Start of DATA ENTRIES

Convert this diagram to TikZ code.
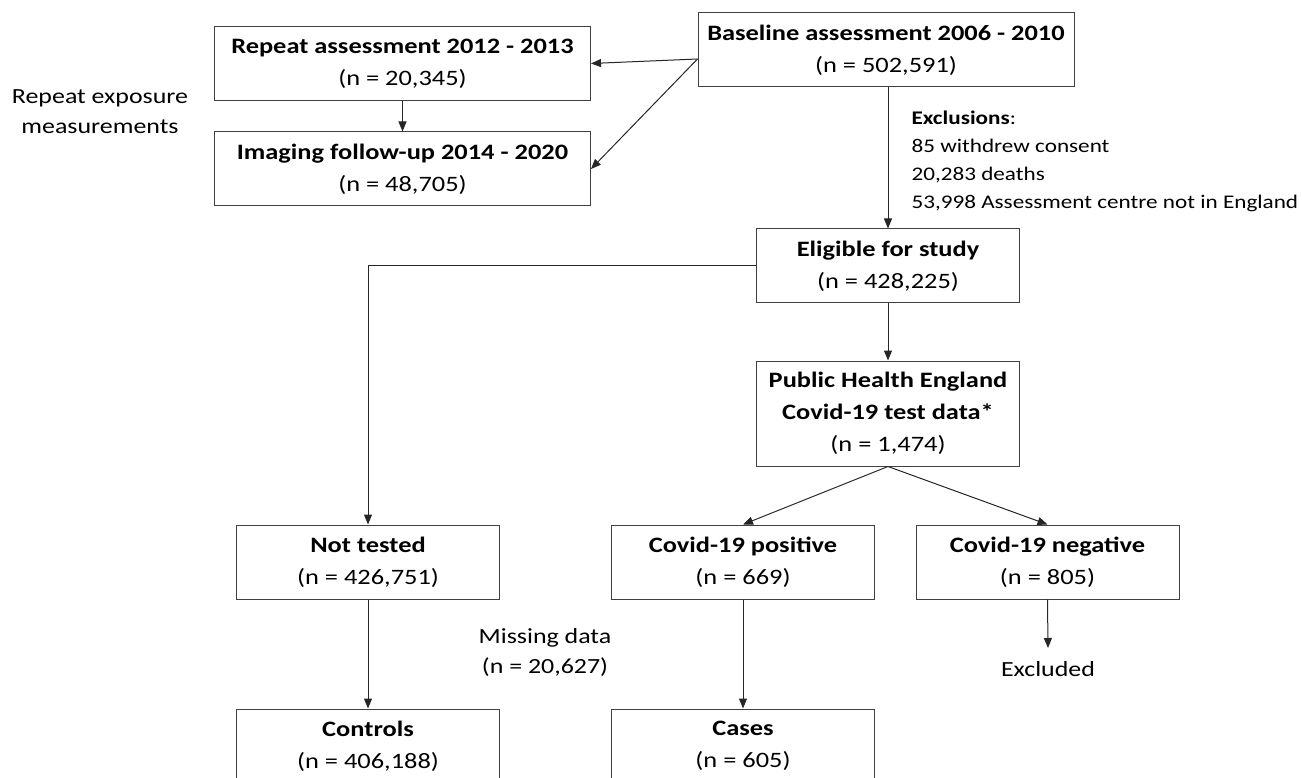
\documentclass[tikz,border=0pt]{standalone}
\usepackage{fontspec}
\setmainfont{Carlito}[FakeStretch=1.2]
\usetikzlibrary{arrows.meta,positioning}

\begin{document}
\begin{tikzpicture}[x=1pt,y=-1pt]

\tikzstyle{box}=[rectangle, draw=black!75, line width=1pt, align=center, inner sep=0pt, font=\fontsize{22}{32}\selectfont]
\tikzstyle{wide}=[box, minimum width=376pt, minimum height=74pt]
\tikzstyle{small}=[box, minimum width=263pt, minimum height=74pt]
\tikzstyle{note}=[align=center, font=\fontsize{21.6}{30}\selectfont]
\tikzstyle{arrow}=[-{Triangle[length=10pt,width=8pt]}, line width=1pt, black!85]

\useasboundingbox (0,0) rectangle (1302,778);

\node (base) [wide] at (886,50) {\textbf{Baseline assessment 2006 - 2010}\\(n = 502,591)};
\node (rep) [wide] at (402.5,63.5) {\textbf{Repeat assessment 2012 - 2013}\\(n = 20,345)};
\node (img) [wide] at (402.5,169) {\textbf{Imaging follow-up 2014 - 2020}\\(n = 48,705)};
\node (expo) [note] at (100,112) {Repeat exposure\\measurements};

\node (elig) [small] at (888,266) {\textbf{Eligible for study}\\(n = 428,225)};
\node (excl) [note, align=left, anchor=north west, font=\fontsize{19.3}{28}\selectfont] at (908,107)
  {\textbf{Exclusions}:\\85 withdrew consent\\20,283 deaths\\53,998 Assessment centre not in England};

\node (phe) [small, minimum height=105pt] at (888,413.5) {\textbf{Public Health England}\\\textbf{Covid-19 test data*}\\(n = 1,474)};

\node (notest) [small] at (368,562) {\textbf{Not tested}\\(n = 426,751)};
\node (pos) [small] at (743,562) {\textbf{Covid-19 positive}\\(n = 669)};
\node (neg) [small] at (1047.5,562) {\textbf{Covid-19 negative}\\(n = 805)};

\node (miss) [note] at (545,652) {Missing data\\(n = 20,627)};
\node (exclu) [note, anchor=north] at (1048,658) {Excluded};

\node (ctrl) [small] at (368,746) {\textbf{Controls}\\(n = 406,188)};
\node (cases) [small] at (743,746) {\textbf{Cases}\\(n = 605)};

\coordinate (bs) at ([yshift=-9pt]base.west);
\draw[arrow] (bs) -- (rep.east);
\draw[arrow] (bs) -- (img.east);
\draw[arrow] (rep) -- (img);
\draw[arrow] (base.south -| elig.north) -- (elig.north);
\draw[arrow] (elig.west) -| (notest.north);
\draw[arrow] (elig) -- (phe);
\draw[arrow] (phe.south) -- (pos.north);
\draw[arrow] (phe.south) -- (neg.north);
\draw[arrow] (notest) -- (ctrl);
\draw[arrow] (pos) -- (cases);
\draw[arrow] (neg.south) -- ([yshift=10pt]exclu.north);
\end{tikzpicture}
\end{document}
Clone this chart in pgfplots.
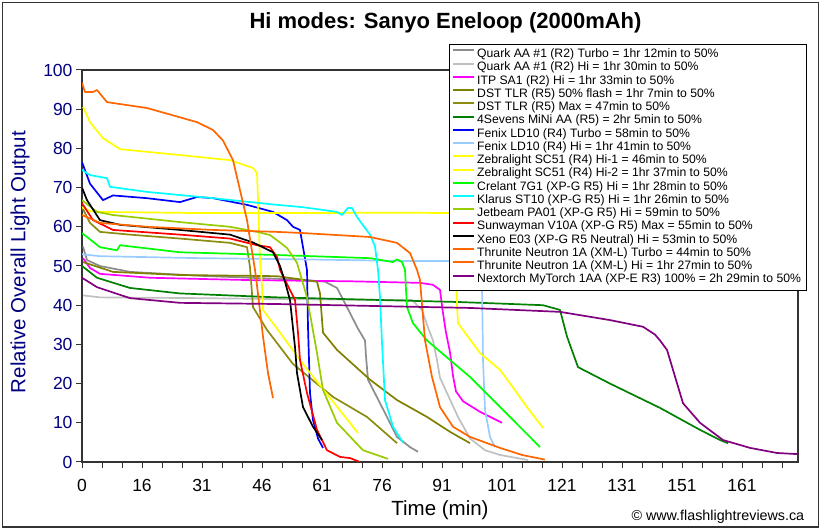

End of DATA ENTRIES

▶ **WHAT YOU HAVE TO DO**:
From the first line of the material down to the line containing "(exclu) [note, anchor=north]", inclusive, return each line exactly, skipping any picture.

▶ **EXERCISE OUTPUT**:
Convert this diagram to TikZ code.
\documentclass[tikz,border=0pt]{standalone}
\usepackage{fontspec}
\setmainfont{Carlito}[FakeStretch=1.2]
\usetikzlibrary{arrows.meta,positioning}

\begin{document}
\begin{tikzpicture}[x=1pt,y=-1pt]

\tikzstyle{box}=[rectangle, draw=black!75, line width=1pt, align=center, inner sep=0pt, font=\fontsize{22}{32}\selectfont]
\tikzstyle{wide}=[box, minimum width=376pt, minimum height=74pt]
\tikzstyle{small}=[box, minimum width=263pt, minimum height=74pt]
\tikzstyle{note}=[align=center, font=\fontsize{21.6}{30}\selectfont]
\tikzstyle{arrow}=[-{Triangle[length=10pt,width=8pt]}, line width=1pt, black!85]

\useasboundingbox (0,0) rectangle (1302,778);

\node (base) [wide] at (886,50) {\textbf{Baseline assessment 2006 - 2010}\\(n = 502,591)};
\node (rep) [wide] at (402.5,63.5) {\textbf{Repeat assessment 2012 - 2013}\\(n = 20,345)};
\node (img) [wide] at (402.5,169) {\textbf{Imaging follow-up 2014 - 2020}\\(n = 48,705)};
\node (expo) [note] at (100,112) {Repeat exposure\\measurements};

\node (elig) [small] at (888,266) {\textbf{Eligible for study}\\(n = 428,225)};
\node (excl) [note, align=left, anchor=north west, font=\fontsize{19.3}{28}\selectfont] at (908,107)
  {\textbf{Exclusions}:\\85 withdrew consent\\20,283 deaths\\53,998 Assessment centre not in England};

\node (phe) [small, minimum height=105pt] at (888,413.5) {\textbf{Public Health England}\\\textbf{Covid-19 test data*}\\(n = 1,474)};

\node (notest) [small] at (368,562) {\textbf{Not tested}\\(n = 426,751)};
\node (pos) [small] at (743,562) {\textbf{Covid-19 positive}\\(n = 669)};
\node (neg) [small] at (1047.5,562) {\textbf{Covid-19 negative}\\(n = 805)};

\node (miss) [note] at (545,652) {Missing data\\(n = 20,627)};
\node (exclu) [note, anchor=north] at (1048,658) {Excluded};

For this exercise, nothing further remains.